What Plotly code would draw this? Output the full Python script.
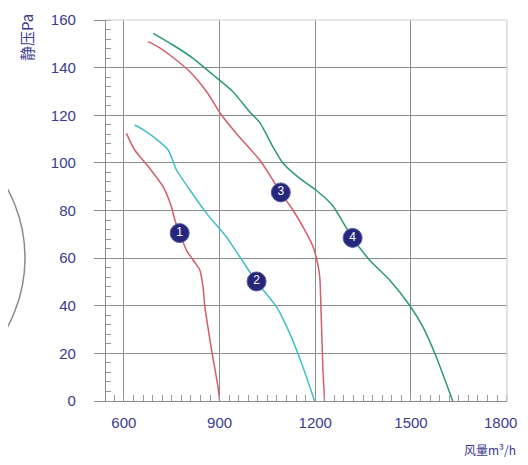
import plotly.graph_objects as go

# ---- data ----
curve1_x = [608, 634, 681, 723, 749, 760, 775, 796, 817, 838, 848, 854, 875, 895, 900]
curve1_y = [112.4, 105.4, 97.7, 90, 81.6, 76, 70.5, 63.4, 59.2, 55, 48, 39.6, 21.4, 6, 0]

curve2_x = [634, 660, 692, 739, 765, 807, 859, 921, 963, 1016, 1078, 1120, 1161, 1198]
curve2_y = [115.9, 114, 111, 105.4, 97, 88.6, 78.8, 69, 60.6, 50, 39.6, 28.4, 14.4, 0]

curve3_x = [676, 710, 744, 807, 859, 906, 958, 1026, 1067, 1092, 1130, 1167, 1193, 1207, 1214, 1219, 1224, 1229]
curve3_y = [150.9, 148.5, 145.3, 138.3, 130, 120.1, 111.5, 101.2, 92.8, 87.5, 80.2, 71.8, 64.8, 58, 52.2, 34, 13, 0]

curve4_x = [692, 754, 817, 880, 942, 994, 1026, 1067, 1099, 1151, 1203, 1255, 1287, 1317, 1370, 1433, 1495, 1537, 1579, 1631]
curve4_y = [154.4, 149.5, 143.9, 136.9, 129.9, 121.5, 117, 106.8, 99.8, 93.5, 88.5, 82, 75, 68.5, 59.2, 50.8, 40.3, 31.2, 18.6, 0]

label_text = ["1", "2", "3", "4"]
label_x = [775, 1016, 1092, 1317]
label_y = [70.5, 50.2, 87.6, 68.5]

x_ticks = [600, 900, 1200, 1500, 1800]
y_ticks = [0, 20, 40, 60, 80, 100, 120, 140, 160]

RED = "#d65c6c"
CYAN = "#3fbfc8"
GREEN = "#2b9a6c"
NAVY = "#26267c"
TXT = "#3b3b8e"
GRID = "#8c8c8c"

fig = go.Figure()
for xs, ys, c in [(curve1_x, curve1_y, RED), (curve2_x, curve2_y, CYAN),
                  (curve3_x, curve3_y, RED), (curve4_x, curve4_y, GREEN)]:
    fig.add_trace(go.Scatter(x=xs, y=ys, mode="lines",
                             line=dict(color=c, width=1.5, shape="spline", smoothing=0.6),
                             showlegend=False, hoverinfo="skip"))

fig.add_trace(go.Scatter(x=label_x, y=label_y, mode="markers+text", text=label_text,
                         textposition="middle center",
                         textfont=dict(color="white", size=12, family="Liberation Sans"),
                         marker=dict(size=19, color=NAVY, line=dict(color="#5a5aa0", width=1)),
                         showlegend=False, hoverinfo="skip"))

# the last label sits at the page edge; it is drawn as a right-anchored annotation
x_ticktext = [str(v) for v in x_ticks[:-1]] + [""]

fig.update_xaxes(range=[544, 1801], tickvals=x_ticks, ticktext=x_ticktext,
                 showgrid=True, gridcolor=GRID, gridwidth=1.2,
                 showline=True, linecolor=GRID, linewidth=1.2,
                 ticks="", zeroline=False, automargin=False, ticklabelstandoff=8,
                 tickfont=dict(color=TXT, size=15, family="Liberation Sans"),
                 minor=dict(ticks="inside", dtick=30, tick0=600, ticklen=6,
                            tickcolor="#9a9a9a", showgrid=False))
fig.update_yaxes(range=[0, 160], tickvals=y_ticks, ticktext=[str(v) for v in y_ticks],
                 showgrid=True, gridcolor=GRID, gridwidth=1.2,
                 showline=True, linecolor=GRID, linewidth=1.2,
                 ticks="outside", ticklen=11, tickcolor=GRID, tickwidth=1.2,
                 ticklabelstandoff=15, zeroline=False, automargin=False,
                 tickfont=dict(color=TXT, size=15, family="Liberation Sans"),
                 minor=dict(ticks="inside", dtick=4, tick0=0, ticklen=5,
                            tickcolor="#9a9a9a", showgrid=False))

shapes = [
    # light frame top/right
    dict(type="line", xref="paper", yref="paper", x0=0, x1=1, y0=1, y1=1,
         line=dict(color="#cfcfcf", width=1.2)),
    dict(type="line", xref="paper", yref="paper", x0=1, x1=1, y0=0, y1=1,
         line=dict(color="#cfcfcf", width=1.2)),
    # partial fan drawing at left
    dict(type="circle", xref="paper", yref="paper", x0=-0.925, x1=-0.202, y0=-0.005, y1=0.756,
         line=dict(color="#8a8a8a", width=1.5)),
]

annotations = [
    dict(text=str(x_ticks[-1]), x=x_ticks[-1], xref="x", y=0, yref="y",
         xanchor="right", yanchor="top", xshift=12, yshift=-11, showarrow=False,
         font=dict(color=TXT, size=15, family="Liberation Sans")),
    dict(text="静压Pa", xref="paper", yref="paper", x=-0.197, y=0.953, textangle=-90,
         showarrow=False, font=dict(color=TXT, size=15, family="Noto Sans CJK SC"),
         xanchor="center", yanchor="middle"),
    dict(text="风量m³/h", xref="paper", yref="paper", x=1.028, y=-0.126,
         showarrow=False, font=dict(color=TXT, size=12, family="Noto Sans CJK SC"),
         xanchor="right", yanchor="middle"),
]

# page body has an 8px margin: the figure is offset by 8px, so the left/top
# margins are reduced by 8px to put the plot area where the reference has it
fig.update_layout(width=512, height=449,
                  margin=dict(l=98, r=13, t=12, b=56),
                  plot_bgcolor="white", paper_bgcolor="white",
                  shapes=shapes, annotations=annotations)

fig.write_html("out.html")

****************************************

Quote the data exactly, leaving every image out of the copy.

» **COMPLETE OUTPUT**:
What Plotly code would draw this? Output the full Python script.
import plotly.graph_objects as go

# ---- data ----
curve1_x = [608, 634, 681, 723, 749, 760, 775, 796, 817, 838, 848, 854, 875, 895, 900]
curve1_y = [112.4, 105.4, 97.7, 90, 81.6, 76, 70.5, 63.4, 59.2, 55, 48, 39.6, 21.4, 6, 0]

curve2_x = [634, 660, 692, 739, 765, 807, 859, 921, 963, 1016, 1078, 1120, 1161, 1198]
curve2_y = [115.9, 114, 111, 105.4, 97, 88.6, 78.8, 69, 60.6, 50, 39.6, 28.4, 14.4, 0]

curve3_x = [676, 710, 744, 807, 859, 906, 958, 1026, 1067, 1092, 1130, 1167, 1193, 1207, 1214, 1219, 1224, 1229]
curve3_y = [150.9, 148.5, 145.3, 138.3, 130, 120.1, 111.5, 101.2, 92.8, 87.5, 80.2, 71.8, 64.8, 58, 52.2, 34, 13, 0]

curve4_x = [692, 754, 817, 880, 942, 994, 1026, 1067, 1099, 1151, 1203, 1255, 1287, 1317, 1370, 1433, 1495, 1537, 1579, 1631]
curve4_y = [154.4, 149.5, 143.9, 136.9, 129.9, 121.5, 117, 106.8, 99.8, 93.5, 88.5, 82, 75, 68.5, 59.2, 50.8, 40.3, 31.2, 18.6, 0]

label_text = ["1", "2", "3", "4"]
label_x = [775, 1016, 1092, 1317]
label_y = [70.5, 50.2, 87.6, 68.5]

x_ticks = [600, 900, 1200, 1500, 1800]
y_ticks = [0, 20, 40, 60, 80, 100, 120, 140, 160]

RED = "#d65c6c"
CYAN = "#3fbfc8"
GREEN = "#2b9a6c"
NAVY = "#26267c"
TXT = "#3b3b8e"
GRID = "#8c8c8c"

fig = go.Figure()
for xs, ys, c in [(curve1_x, curve1_y, RED), (curve2_x, curve2_y, CYAN),
                  (curve3_x, curve3_y, RED), (curve4_x, curve4_y, GREEN)]:
    fig.add_trace(go.Scatter(x=xs, y=ys, mode="lines",
                             line=dict(color=c, width=1.5, shape="spline", smoothing=0.6),
                             showlegend=False, hoverinfo="skip"))

fig.add_trace(go.Scatter(x=label_x, y=label_y, mode="markers+text", text=label_text,
                         textposition="middle center",
                         textfont=dict(color="white", size=12, family="Liberation Sans"),
                         marker=dict(size=19, color=NAVY, line=dict(color="#5a5aa0", width=1)),
                         showlegend=False, hoverinfo="skip"))

# the last label sits at the page edge; it is drawn as a right-anchored annotation
x_ticktext = [str(v) for v in x_ticks[:-1]] + [""]

fig.update_xaxes(range=[544, 1801], tickvals=x_ticks, ticktext=x_ticktext,
                 showgrid=True, gridcolor=GRID, gridwidth=1.2,
                 showline=True, linecolor=GRID, linewidth=1.2,
                 ticks="", zeroline=False, automargin=False, ticklabelstandoff=8,
                 tickfont=dict(color=TXT, size=15, family="Liberation Sans"),
                 minor=dict(ticks="inside", dtick=30, tick0=600, ticklen=6,
                            tickcolor="#9a9a9a", showgrid=False))
fig.update_yaxes(range=[0, 160], tickvals=y_ticks, ticktext=[str(v) for v in y_ticks],
                 showgrid=True, gridcolor=GRID, gridwidth=1.2,
                 showline=True, linecolor=GRID, linewidth=1.2,
                 ticks="outside", ticklen=11, tickcolor=GRID, tickwidth=1.2,
                 ticklabelstandoff=15, zeroline=False, automargin=False,
                 tickfont=dict(color=TXT, size=15, family="Liberation Sans"),
                 minor=dict(ticks="inside", dtick=4, tick0=0, ticklen=5,
                            tickcolor="#9a9a9a", showgrid=False))

shapes = [
    # light frame top/right
    dict(type="line", xref="paper", yref="paper", x0=0, x1=1, y0=1, y1=1,
         line=dict(color="#cfcfcf", width=1.2)),
    dict(type="line", xref="paper", yref="paper", x0=1, x1=1, y0=0, y1=1,
         line=dict(color="#cfcfcf", width=1.2)),
    # partial fan drawing at left
    dict(type="circle", xref="paper", yref="paper", x0=-0.925, x1=-0.202, y0=-0.005, y1=0.756,
         line=dict(color="#8a8a8a", width=1.5)),
]

annotations = [
    dict(text=str(x_ticks[-1]), x=x_ticks[-1], xref="x", y=0, yref="y",
         xanchor="right", yanchor="top", xshift=12, yshift=-11, showarrow=False,
         font=dict(color=TXT, size=15, family="Liberation Sans")),
    dict(text="静压Pa", xref="paper", yref="paper", x=-0.197, y=0.953, textangle=-90,
         showarrow=False, font=dict(color=TXT, size=15, family="Noto Sans CJK SC"),
         xanchor="center", yanchor="middle"),
    dict(text="风量m³/h", xref="paper", yref="paper", x=1.028, y=-0.126,
         showarrow=False, font=dict(color=TXT, size=12, family="Noto Sans CJK SC"),
         xanchor="right", yanchor="middle"),
]

# page body has an 8px margin: the figure is offset by 8px, so the left/top
# margins are reduced by 8px to put the plot area where the reference has it
fig.update_layout(width=512, height=449,
                  margin=dict(l=98, r=13, t=12, b=56),
                  plot_bgcolor="white", paper_bgcolor="white",
                  shapes=shapes, annotations=annotations)

fig.write_html("out.html")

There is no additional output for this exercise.